**Exercise brief:** Everything from the first line of the data below through the line that contains "import * as" should be written out exactly, please, and nothing more; the pictures stay out.

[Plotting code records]
━━━━━━━━━━━━━━━━━━━━

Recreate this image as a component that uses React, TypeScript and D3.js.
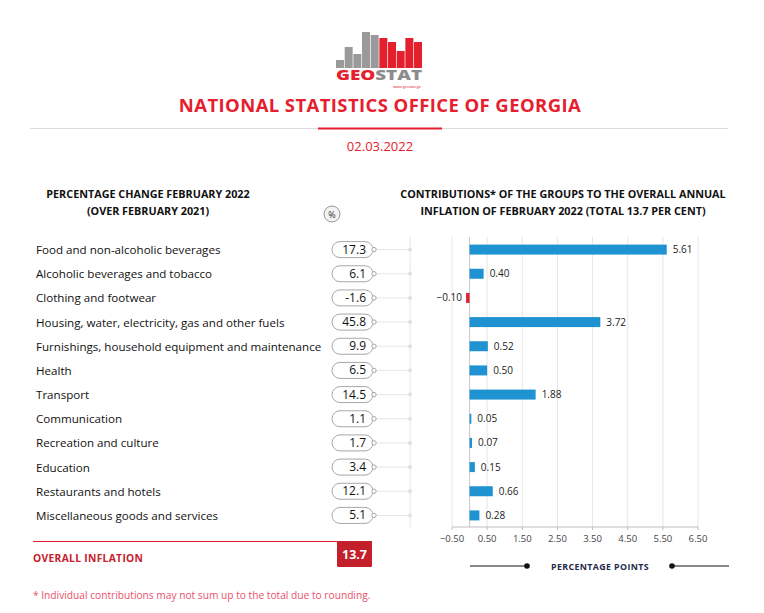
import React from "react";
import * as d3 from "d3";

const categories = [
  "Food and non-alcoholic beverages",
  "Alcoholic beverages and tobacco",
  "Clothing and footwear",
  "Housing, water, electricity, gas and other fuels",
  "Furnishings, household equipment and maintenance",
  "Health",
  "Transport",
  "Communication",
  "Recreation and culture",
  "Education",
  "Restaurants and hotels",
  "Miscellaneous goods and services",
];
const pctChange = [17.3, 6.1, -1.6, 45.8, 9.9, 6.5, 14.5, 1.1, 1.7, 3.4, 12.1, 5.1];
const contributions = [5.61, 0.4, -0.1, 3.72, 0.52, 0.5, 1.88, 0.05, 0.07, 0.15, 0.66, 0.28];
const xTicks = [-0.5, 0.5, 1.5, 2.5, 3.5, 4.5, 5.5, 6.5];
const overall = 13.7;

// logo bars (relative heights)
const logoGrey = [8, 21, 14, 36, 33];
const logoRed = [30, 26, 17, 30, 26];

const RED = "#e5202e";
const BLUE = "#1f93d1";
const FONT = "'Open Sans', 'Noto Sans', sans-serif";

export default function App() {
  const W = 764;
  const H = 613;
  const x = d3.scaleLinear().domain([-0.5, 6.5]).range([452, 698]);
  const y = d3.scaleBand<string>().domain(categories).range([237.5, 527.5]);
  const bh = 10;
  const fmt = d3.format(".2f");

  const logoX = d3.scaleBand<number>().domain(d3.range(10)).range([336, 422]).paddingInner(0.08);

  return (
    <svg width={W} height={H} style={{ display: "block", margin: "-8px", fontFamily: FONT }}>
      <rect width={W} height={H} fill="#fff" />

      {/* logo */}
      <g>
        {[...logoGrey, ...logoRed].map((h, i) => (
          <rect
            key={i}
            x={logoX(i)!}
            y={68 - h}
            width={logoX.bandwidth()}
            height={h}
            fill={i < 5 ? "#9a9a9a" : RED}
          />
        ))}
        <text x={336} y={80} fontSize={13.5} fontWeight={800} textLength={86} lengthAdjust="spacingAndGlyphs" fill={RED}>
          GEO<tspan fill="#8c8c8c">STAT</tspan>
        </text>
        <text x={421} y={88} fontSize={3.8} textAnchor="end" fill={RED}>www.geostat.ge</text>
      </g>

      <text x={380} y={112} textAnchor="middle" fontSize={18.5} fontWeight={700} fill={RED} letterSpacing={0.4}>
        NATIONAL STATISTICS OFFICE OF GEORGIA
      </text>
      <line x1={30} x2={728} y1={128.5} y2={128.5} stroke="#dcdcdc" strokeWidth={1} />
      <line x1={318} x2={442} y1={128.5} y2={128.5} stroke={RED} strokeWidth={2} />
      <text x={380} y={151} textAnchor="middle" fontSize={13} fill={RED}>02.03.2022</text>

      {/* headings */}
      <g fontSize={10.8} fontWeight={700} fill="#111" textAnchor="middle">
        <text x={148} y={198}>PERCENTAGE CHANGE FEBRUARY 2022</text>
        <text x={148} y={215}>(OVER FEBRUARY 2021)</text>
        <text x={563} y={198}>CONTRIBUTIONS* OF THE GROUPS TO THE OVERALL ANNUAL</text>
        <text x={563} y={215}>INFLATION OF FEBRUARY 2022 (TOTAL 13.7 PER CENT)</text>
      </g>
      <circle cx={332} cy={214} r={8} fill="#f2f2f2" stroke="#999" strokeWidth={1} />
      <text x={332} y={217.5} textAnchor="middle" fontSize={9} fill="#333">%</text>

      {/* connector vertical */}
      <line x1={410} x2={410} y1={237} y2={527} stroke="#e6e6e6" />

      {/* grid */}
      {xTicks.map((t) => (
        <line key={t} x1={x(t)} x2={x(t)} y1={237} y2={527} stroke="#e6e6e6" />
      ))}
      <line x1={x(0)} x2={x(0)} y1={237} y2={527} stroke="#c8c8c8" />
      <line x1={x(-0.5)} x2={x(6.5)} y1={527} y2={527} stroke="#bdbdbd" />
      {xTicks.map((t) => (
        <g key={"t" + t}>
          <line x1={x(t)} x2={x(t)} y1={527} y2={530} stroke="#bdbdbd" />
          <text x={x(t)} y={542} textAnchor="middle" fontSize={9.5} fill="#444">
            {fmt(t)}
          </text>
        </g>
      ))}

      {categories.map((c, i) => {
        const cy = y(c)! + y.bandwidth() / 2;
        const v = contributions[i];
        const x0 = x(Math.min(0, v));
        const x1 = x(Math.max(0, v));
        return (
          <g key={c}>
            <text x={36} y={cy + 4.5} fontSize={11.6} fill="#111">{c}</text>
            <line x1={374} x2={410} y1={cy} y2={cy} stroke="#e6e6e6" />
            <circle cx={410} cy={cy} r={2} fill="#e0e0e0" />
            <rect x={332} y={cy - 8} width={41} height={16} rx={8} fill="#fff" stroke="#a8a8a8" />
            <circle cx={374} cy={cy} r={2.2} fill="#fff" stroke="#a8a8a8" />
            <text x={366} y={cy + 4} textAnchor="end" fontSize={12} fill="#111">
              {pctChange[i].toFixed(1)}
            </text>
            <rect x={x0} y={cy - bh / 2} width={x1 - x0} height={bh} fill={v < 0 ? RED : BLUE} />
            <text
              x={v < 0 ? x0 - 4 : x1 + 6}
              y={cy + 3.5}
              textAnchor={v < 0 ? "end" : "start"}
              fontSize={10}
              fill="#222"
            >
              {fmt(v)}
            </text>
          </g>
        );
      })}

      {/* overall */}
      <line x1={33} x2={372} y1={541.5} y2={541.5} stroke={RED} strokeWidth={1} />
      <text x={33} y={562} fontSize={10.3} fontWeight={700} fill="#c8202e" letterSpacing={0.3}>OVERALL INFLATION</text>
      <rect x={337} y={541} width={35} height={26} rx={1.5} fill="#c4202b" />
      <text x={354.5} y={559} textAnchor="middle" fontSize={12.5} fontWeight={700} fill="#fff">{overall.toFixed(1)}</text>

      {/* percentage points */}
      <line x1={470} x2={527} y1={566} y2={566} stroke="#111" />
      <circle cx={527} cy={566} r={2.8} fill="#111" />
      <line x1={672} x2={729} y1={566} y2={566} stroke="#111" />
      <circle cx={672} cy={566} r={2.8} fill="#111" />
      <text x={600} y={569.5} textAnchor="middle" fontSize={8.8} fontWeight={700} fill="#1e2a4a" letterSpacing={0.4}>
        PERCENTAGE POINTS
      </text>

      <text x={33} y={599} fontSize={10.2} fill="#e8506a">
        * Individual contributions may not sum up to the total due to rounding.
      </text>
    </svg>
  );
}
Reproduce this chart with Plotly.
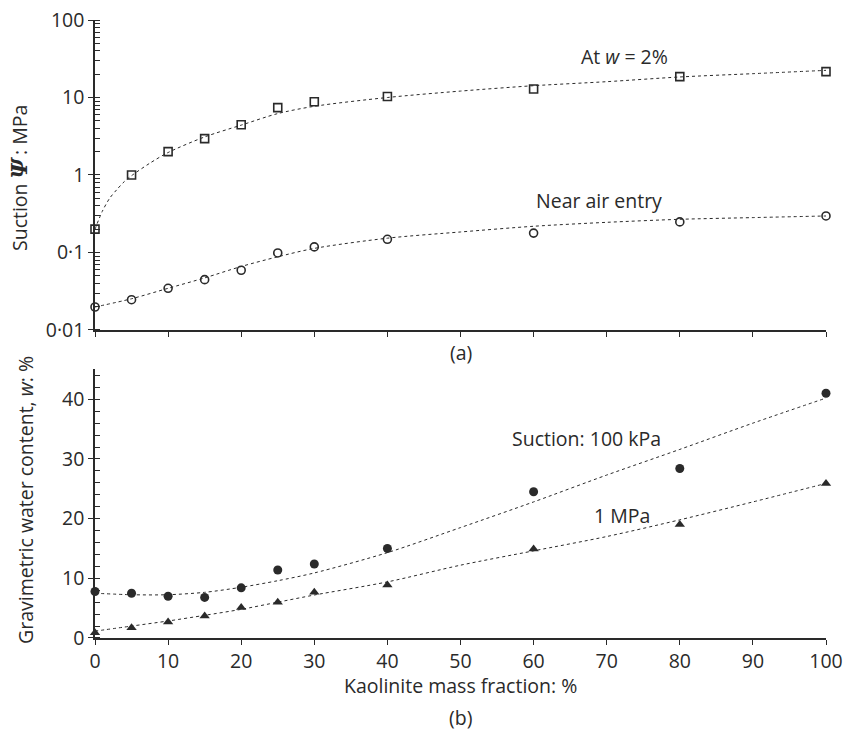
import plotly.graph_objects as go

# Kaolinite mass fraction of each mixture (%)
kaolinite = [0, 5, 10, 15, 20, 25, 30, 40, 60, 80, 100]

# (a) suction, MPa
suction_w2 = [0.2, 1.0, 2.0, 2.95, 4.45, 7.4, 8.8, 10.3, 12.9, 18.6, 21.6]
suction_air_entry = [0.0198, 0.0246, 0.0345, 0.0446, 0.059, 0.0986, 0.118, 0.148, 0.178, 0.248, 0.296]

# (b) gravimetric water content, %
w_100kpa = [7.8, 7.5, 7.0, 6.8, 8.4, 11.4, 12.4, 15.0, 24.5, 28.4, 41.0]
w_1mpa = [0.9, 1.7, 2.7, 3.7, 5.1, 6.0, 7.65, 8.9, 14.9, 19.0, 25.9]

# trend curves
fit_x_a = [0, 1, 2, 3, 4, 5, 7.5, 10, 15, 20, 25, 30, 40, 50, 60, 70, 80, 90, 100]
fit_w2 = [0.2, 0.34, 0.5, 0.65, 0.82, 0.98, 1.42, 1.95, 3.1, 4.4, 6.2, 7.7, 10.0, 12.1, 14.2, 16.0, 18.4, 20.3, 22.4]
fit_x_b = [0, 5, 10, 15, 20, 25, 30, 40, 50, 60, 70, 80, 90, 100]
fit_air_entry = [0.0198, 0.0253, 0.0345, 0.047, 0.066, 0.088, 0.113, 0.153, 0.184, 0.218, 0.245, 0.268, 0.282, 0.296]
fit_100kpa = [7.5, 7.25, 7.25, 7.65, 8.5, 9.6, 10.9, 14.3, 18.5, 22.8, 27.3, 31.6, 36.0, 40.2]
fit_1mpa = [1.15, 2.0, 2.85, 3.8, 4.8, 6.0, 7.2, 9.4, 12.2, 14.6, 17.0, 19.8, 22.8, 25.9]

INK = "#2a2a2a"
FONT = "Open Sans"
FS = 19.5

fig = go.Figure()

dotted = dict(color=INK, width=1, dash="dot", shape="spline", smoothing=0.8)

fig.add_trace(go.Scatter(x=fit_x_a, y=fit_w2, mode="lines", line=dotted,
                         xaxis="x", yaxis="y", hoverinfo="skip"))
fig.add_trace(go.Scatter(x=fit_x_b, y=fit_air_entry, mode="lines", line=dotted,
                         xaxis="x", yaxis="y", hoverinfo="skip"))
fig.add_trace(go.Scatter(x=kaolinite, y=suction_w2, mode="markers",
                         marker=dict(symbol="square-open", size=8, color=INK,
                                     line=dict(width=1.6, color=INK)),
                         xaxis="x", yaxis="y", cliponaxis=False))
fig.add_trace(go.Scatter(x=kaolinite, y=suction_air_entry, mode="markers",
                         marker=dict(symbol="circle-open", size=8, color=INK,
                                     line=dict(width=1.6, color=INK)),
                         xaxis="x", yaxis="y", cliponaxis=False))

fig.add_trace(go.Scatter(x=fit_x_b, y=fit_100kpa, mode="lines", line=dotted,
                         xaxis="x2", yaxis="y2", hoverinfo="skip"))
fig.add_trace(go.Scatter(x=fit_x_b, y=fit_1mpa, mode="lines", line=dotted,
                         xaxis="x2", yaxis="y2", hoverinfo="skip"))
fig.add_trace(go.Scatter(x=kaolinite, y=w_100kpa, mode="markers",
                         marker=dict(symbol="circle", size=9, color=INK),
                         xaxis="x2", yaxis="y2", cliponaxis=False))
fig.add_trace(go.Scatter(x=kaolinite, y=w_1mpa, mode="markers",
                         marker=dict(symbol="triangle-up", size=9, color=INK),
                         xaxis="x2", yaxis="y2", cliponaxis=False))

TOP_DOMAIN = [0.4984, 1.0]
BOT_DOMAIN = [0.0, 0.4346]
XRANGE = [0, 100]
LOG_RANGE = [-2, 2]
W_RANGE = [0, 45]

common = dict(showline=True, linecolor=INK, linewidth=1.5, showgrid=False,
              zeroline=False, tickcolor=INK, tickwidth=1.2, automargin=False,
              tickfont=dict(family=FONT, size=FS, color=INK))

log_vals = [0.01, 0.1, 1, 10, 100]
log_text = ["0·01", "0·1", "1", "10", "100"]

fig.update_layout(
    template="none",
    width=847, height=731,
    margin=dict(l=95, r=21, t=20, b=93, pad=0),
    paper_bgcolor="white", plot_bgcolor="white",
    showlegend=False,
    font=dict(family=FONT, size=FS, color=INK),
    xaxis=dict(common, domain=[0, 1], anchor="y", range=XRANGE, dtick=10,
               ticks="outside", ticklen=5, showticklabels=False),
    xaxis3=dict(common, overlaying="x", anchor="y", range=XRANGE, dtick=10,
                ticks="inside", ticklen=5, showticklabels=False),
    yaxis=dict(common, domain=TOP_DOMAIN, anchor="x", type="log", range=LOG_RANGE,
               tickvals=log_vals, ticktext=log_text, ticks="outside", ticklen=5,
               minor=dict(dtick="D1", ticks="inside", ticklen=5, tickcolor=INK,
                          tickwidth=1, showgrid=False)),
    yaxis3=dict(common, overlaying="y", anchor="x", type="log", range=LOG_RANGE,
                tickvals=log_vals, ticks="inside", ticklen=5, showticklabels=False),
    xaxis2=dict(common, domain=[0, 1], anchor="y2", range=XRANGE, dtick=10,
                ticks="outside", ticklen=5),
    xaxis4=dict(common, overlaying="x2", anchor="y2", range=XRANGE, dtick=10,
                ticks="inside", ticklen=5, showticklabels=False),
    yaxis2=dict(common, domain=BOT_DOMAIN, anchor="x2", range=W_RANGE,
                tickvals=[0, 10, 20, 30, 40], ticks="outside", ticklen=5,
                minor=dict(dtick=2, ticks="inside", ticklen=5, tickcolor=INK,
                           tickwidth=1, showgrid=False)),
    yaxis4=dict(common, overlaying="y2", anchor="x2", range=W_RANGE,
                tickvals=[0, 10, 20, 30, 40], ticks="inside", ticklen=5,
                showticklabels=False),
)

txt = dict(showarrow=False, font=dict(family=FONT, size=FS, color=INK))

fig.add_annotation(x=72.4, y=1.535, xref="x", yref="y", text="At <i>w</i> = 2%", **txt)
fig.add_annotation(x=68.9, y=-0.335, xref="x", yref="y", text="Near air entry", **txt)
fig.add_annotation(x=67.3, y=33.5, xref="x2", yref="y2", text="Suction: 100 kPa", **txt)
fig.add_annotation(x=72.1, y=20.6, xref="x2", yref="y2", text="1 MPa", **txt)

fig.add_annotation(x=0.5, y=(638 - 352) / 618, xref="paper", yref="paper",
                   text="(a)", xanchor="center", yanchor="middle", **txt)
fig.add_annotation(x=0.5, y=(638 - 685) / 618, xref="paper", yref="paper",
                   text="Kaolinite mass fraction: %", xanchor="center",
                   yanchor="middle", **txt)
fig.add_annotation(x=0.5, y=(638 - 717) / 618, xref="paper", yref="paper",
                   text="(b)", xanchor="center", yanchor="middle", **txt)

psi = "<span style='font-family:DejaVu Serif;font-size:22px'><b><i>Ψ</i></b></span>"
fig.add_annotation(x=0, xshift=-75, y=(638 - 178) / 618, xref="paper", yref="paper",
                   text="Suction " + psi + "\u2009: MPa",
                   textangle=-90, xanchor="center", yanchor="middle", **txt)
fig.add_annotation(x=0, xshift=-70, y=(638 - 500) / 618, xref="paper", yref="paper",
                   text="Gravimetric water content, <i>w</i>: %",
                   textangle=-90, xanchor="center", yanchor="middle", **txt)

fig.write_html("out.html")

━━━━━━━━━━━━━━━━━━━━

**Written answer:**
Recreate this image as a component that uses React, TypeScript and D3.js.
import React from "react";
import * as d3 from "d3";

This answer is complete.